Author Sand&Water Posted May 15, 2006 Author Posted May 15, 2006 2nd email to deal with contention and what-ifs? This may have been a busy week, he might not check his school email, he might have deleted as spam, etc... If it helps your contention issues, send the 2nd email with carbon copy (CC) to the first. So what if it is rude or late? To me, the 2nd email with CC may sound somewhat rude but at the end of the day, it gets rid of the the "what if" factor. I understand his circumstances, and everything you've listed is possible in this day and age. I know what to do now. But, I didn't save my original e-mail. So I can't send a carbon copy, with the second e-mail. What do I do? I don't remember much of my original e-mail. What would I say in it? I want to meet up for drinks, and specifically say that if he doesn't want to go, he should reply with a 'No'. ??
phyrespryte Posted May 15, 2006 Posted May 15, 2006 Hey insert name, I'm not sure if you received my first email or not, since I never got a reply. I haven't had a chance to see you in awhile and missed talking to you. So I was wondering if you'd like to get together for drinks one night? If you can or you can't...let me know. insert your name I think that would work with some embellishments and grammar corrections. Keep it brief and to the point, but kind of light. I wonder if the "missed talking to you" might be a bit too much. You decide if that seems all wishy washy.
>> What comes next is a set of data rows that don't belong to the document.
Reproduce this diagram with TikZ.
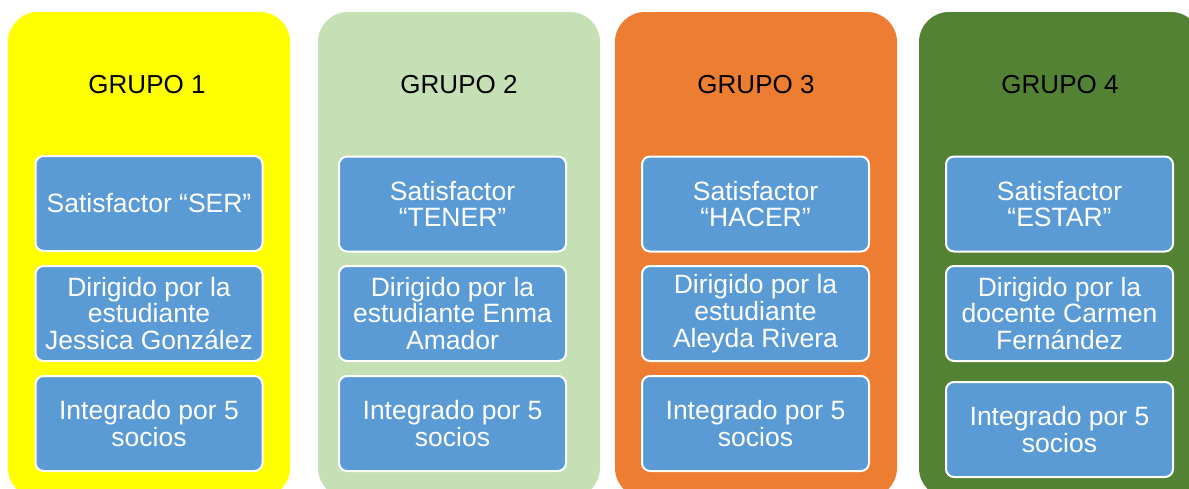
\documentclass[tikz,border=0pt]{standalone}
\usepackage{fontspec}
\setmainfont{Liberation Sans}
\definecolor{cyel}{HTML}{FFFF00}
\definecolor{clgr}{HTML}{C5E0B4}
\definecolor{cora}{HTML}{ED7D31}
\definecolor{cdgr}{HTML}{548235}
\definecolor{cblu}{HTML}{5B9BD5}
\begin{document}
\begin{tikzpicture}[x=1pt,y=-1pt,
  panel/.style={rounded corners=30pt},
  title/.style={anchor=base,text=black,inner sep=0pt,font=\fontsize{26}{26.7}\selectfont},
  item/.style={draw=white,line width=2pt,fill=cblu,rounded corners=8pt,
    minimum width=227pt,minimum height=95pt,inner sep=0pt,text=white,align=center,
    font=\fontsize{26.5}{26.7}\selectfont}]
\useasboundingbox (0,0) rectangle (1189,488);
\clip (0,0) rectangle (1189,488);
\fill[white] (0,0) rectangle (1189,488);
% panels
\fill[panel,cyel] (8,12) rectangle (290,498);
\fill[panel,clgr] (318,12) rectangle (600,498);
\fill[panel,cora] (615,12) rectangle (897,498);
\fill[panel,cdgr] (919,12) rectangle (1201,498);
% titles
\node[title] (t1) at (147,93) {GRUPO 1};
\node[title] (t2) at (459,93) {GRUPO 2};
\node[title] (t3) at (756,93) {GRUPO 3};
\node[title] (t4) at (1060,93) {GRUPO 4};
% group 1
\node[item] (a1) at (149,203.5) {Satisfactor “SER”};
\node[item] (a2) at (149,313.5) {Dirigido por la\\estudiante\\Jessica González};
\node[item] (a3) at (149,423.5) {Integrado por 5\\socios};
% group 2
\node[item] (b1) at (452.5,204) {Satisfactor\\“TENER”};
\node[item] (b2) at (452.5,313.5) {Dirigido por la\\estudiante Enma\\Amador};
\node[item] (b3) at (452.5,423.5) {Integrado por 5\\socios};
% group 3
\node[item] (c1) at (755.5,204) {Satisfactor\\“HACER”};
\node[item] (c2) at (755.5,313.5) {Dirigido por la\\estudiante\\Aleyda Rivera};
\node[item] (c3) at (755.5,423.5) {Integrado por 5\\socios};
% group 4
\node[item] (d1) at (1059.5,204) {Satisfactor\\“ESTAR”};
\node[item] (d2) at (1059.5,313.5) {Dirigido por la\\docente Carmen\\Fernández};
\node[item] (d3) at (1059.5,429.5) {Integrado por 5\\socios};
\end{tikzpicture}
\end{document}
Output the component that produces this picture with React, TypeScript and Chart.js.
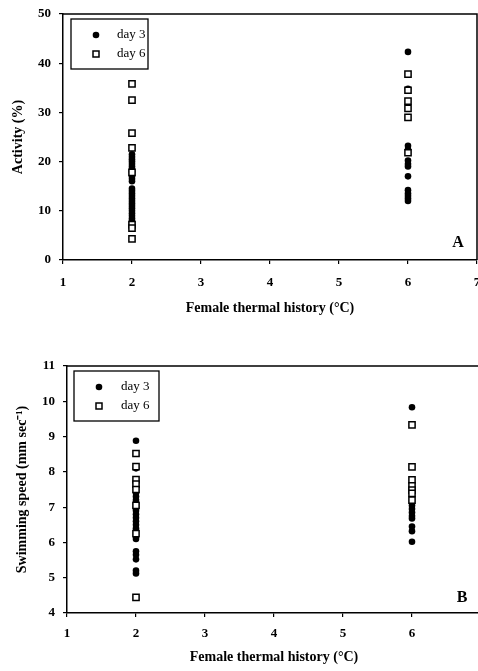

Author Sand&Water Posted May 15, 2006 Author Posted May 15, 2006 Hey insert name, I'm not sure if you received my first email or not, since I never got a reply. I haven't had a chance to see you in awhile and missed talking to you. So I was wondering if you'd like to get together for drinks one night? If you can or you can't...let me know. insert your name I think that would work with some embellishments and grammar corrections. Keep it brief and to the point, but kind of light. I wonder if the "missed talking to you" might be a bit too much. You decide if that seems all wishy washy. Thanks for coming up with a second e-mail template. It's great help! With the use of your sample template, I'll construct some kind of e-mail that best encompasses situation. I think a general 'no thanks' response from him would be cool. At least I know, he has read my e-mail and exists on the other line!